• Data section
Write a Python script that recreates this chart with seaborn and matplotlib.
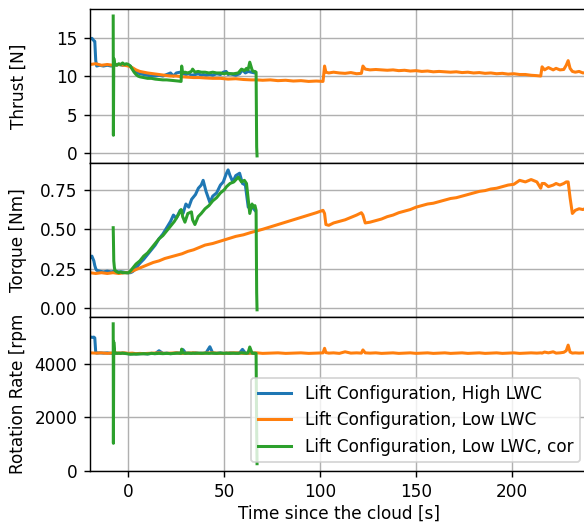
import numpy as np
import pandas as pd
import matplotlib
matplotlib.use("Agg")
import matplotlib.pyplot as plt
import seaborn as sns

# Lift Configuration, High LWC
t_high = [-20, -19, -18, -17.5, -17, -16.5, -15, -13, -11, -9,
          -7, -5, -3, -1, 0, 1, 2, 3, 4, 5,
          6, 8, 10, 12, 14, 16, 18, 20, 22, 23.5,
          25, 27, 28.5, 30, 31.5, 33, 35, 36.5, 38, 39,
          40.5, 42.5, 44, 46, 48, 49.5, 51, 52, 53, 54.5,
          56, 58, 59.5, 61, 62.5, 64, 66]
thrust_high = [14.8, 14.9, 14.6, 14.5, 12.0, 11.3, 11.4, 11.3, 11.4, 11.3,
               11.4, 11.5, 11.4, 11.5, 11.4, 11.3, 11.0, 10.7, 10.5, 10.4,
               10.3, 10.2, 10.1, 10.0, 10.0, 10.1, 10.0, 10.2, 10.4, 10.0,
               10.4, 10.5, 10.3, 10.2, 10.3, 10.1, 10.2, 10.3, 10.1, 10.2,
               10.1, 10.2, 10.1, 10.3, 10.2, 10.5, 10.6, 10.2, 10.3, 10.2,
               10.1, 10.3, 10.8, 10.4, 10.6, 10.5, 10.4]
torque_high = [0.32, 0.33, 0.30, 0.27, 0.25, 0.24, 0.235, 0.23, 0.235, 0.23,
               0.235, 0.23, 0.23, 0.225, 0.225, 0.225, 0.23, 0.24, 0.255, 0.27,
               0.285, 0.31, 0.34, 0.37, 0.40, 0.44, 0.47, 0.51, 0.55, 0.59,
               0.57, 0.62, 0.60, 0.66, 0.64, 0.69, 0.72, 0.76, 0.78, 0.81,
               0.74, 0.67, 0.71, 0.73, 0.78, 0.80, 0.85, 0.876, 0.84, 0.80,
               0.84, 0.855, 0.79, 0.78, 0.64, 0.65, 0.62]
rpm_high = [5025, 5000, 5010, 4980, 4430, 4410, 4420, 4410, 4420, 4400,
            4410, 4400, 4410, 4400, 4390, 4380, 4390, 4380, 4390, 4380,
            4390, 4390, 4380, 4400, 4390, 4500, 4400, 4410, 4390, 4400,
            4420, 4400, 4540, 4400, 4410, 4400, 4420, 4400, 4410, 4400,
            4420, 4650, 4410, 4400, 4420, 4400, 4410, 4400, 4420, 4410,
            4400, 4420, 4550, 4410, 4400, 4420, 4400]

# Lift Configuration, Low LWC
t_low = [-20, -17, -14, -11, -8, -5, -2, 0, 2, 4,
         6, 8, 10, 13, 16, 19, 22, 25, 28, 31,
         34, 37, 40, 44, 48, 52, 56, 60, 64, 67,
         70, 74, 78, 82, 86, 90, 94, 98, 101.5, 102.3,
         103, 104.5, 107, 110, 113, 116, 119, 121.5, 122.3, 123.5,
         126, 129, 132, 135, 138, 141, 144, 147, 150, 153,
         156, 159, 162, 165, 168, 171, 174, 177, 180, 183,
         186, 189, 192, 195, 198, 201, 204, 207, 210, 213,
         215, 215.7, 217, 219, 221.5, 223, 225, 227, 228.3, 229.3,
         230.3, 231.5, 233, 235, 237, 240]
thrust_low = [11.5, 11.6, 11.4, 11.5, 11.4, 11.5, 11.4, 11.3, 11.1, 10.8,
              10.6, 10.5, 10.4, 10.3, 10.2, 10.1, 10.0, 10.0, 9.9, 9.85,
              9.8, 9.8, 9.75, 9.7, 9.7, 9.6, 9.65, 9.55, 9.5, 9.5,
              9.45, 9.5, 9.4, 9.45, 9.35, 9.4, 9.3, 9.35, 9.3, 11.3,
              10.5, 10.4, 10.5, 10.4, 10.35, 10.45, 10.3, 10.35, 11.3, 10.9,
              10.8, 10.85, 10.8, 10.75, 10.8, 10.7, 10.75, 10.65, 10.7, 10.6,
              10.65, 10.55, 10.6, 10.55, 10.5, 10.55, 10.45, 10.5, 10.4, 10.45,
              10.35, 10.4, 10.3, 10.35, 10.25, 10.3, 10.2, 10.2, 10.1, 10.05,
              10.0, 11.2, 10.8, 11.1, 10.8, 11.0, 10.8, 10.85, 11.4, 12.0,
              11.0, 10.6, 10.5, 10.6, 10.4, 10.5]
torque_low = [0.225, 0.22, 0.225, 0.22, 0.225, 0.22, 0.225, 0.225, 0.235, 0.245,
              0.255, 0.265, 0.275, 0.29, 0.30, 0.315, 0.325, 0.335, 0.345, 0.36,
              0.37, 0.385, 0.40, 0.41, 0.425, 0.44, 0.455, 0.465, 0.48, 0.49,
              0.50, 0.515, 0.53, 0.545, 0.56, 0.575, 0.59, 0.605, 0.62, 0.60,
              0.53, 0.525, 0.54, 0.55, 0.56, 0.575, 0.59, 0.605, 0.59, 0.54,
              0.545, 0.555, 0.565, 0.58, 0.59, 0.605, 0.615, 0.625, 0.64, 0.65,
              0.66, 0.665, 0.675, 0.685, 0.695, 0.70, 0.71, 0.72, 0.73, 0.74,
              0.745, 0.755, 0.76, 0.77, 0.78, 0.785, 0.81, 0.80, 0.815, 0.80,
              0.76, 0.79, 0.79, 0.77, 0.78, 0.79, 0.78, 0.79, 0.80, 0.80,
              0.70, 0.60, 0.62, 0.63, 0.625, 0.64]
rpm_low = [4420, 4410, 4420, 4400, 4420, 4410, 4420, 4400, 4410, 4390,
           4400, 4390, 4400, 4410, 4420, 4400, 4410, 4420, 4400, 4410,
           4420, 4400, 4410, 4420, 4400, 4410, 4420, 4400, 4410, 4420,
           4400, 4410, 4420, 4400, 4410, 4420, 4400, 4410, 4420, 4590,
           4430, 4410, 4420, 4400, 4460, 4410, 4420, 4410, 4530, 4420,
           4410, 4420, 4400, 4410, 4420, 4400, 4410, 4420, 4400, 4410,
           4420, 4400, 4410, 4420, 4400, 4410, 4420, 4400, 4410, 4420,
           4400, 4410, 4420, 4400, 4410, 4420, 4400, 4410, 4420, 4410,
           4420, 4410, 4450, 4420, 4460, 4410, 4420, 4440, 4500, 4710,
           4450, 4410, 4420, 4410, 4420, 4410]

# Lift Configuration, Low LWC, cor
t_cor = [-7.9, -7.8, -7.6, -7.3, -7.0, -6, -5, -4, -3, -2,
         -1, 0, 1, 2, 3, 4, 5, 6, 8, 10,
         12, 14, 16, 18, 20, 22, 24, 26, 27.5, 27.8,
         28.3, 29.5, 31, 32.9, 33.5, 34.7, 36.4, 38, 40, 42,
         44, 46, 48, 50, 51.2, 53, 55, 57.3, 59, 60.5,
         61.6, 62.4, 63.3, 64.5, 65.1, 66, 66.6, 66.9, 67.1]
thrust_cor = [17.8, 2.3, 12.3, 11.8, 11.6, 11.4, 11.6, 11.5, 11.7, 11.5,
              11.6, 11.5, 11.3, 10.9, 10.5, 10.2, 10.0, 9.9, 9.8, 9.7,
              9.7, 9.6, 9.55, 9.5, 9.5, 9.45, 9.4, 9.35, 9.3, 11.3,
              10.4, 10.5, 10.4, 10.6, 10.9, 10.5, 10.6, 10.5, 10.5, 10.4,
              10.5, 10.4, 10.4, 10.3, 10.4, 10.3, 10.3, 10.4, 10.9, 10.7,
              11.0, 10.8, 11.8, 10.8, 10.6, 10.6, 10.5, 0.8, -0.38]
torque_cor = [0.51, 0.45, 0.30, 0.26, 0.24, 0.23, 0.225, 0.23, 0.225, 0.225,
              0.225, 0.224, 0.235, 0.25, 0.265, 0.28, 0.29, 0.30, 0.33, 0.35,
              0.38, 0.41, 0.44, 0.46, 0.49, 0.52, 0.55, 0.59, 0.625, 0.62,
              0.58, 0.545, 0.60, 0.61, 0.56, 0.53, 0.58, 0.60, 0.63, 0.65,
              0.68, 0.70, 0.73, 0.75, 0.77, 0.79, 0.80, 0.83, 0.80, 0.81,
              0.79, 0.70, 0.60, 0.66, 0.64, 0.65, 0.62, 0.10, -0.01]
rpm_cor = [5510, 1025, 4830, 4500, 4420, 4400, 4410, 4400, 4410, 4400,
           4390, 4380, 4370, 4370, 4380, 4370, 4380, 4380, 4390, 4380,
           4400, 4390, 4400, 4390, 4400, 4390, 4400, 4410, 4400, 4560,
           4420, 4400, 4410, 4400, 4410, 4400, 4410, 4400, 4410, 4400,
           4410, 4400, 4410, 4400, 4410, 4400, 4410, 4400, 4420, 4410,
           4400, 4420, 4640, 4410, 4400, 4410, 4400, 1500, 260]

labels = ["Lift Configuration, High LWC",
          "Lift Configuration, Low LWC",
          "Lift Configuration, Low LWC, cor"]

frames = []
for name, t, th, tq, rp in [(labels[0], t_high, thrust_high, torque_high, rpm_high),
                            (labels[1], t_low, thrust_low, torque_low, rpm_low),
                            (labels[2], t_cor, thrust_cor, torque_cor, rpm_cor)]:
    frames.append(pd.DataFrame({"time": t, "thrust": th, "torque": tq,
                                "rpm": rp, "config": name}))
df = pd.concat(frames, ignore_index=True)

palette = dict(zip(labels, sns.color_palette("tab10", 3)))

plt.rcParams["font.size"] = 9.5

fig, axes = plt.subplots(3, 1, sharex=True, figsize=(584 / 128, 524 / 128), dpi=128)
fig.subplots_adjust(left=0.1541, right=1.008, top=0.9828, bottom=0.1017, hspace=0)

cols = ["thrust", "torque", "rpm"]
ylabels = ["Thrust [N]", "Torque [Nm]", "Rotation Rate [rpm"]
for i, ax in enumerate(axes):
    sns.lineplot(data=df, x="time", y=cols[i], hue="config", palette=palette,
                 estimator=None, sort=False, ax=ax, legend=(i == 2), linewidth=1.7)
    ax.set_ylabel(ylabels[i])
    ax.set_xlabel("")
    ax.grid(True)

axes[2].legend(loc="lower right")
axes[2].set_xlabel("Time since the cloud [s]", labelpad=2)
axes[2].set_xlim(-20, 240)
fig.align_ylabels(axes)

fig.savefig("out.png", dpi=128)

• Aim of the task
Write out again exactly the lines from the start of the data above through the line containing "import seaborn as sns", inclusive, excluding any pictures.

• Written response
Write a Python script that recreates this chart with seaborn and matplotlib.
import numpy as np
import pandas as pd
import matplotlib
matplotlib.use("Agg")
import matplotlib.pyplot as plt
import seaborn as sns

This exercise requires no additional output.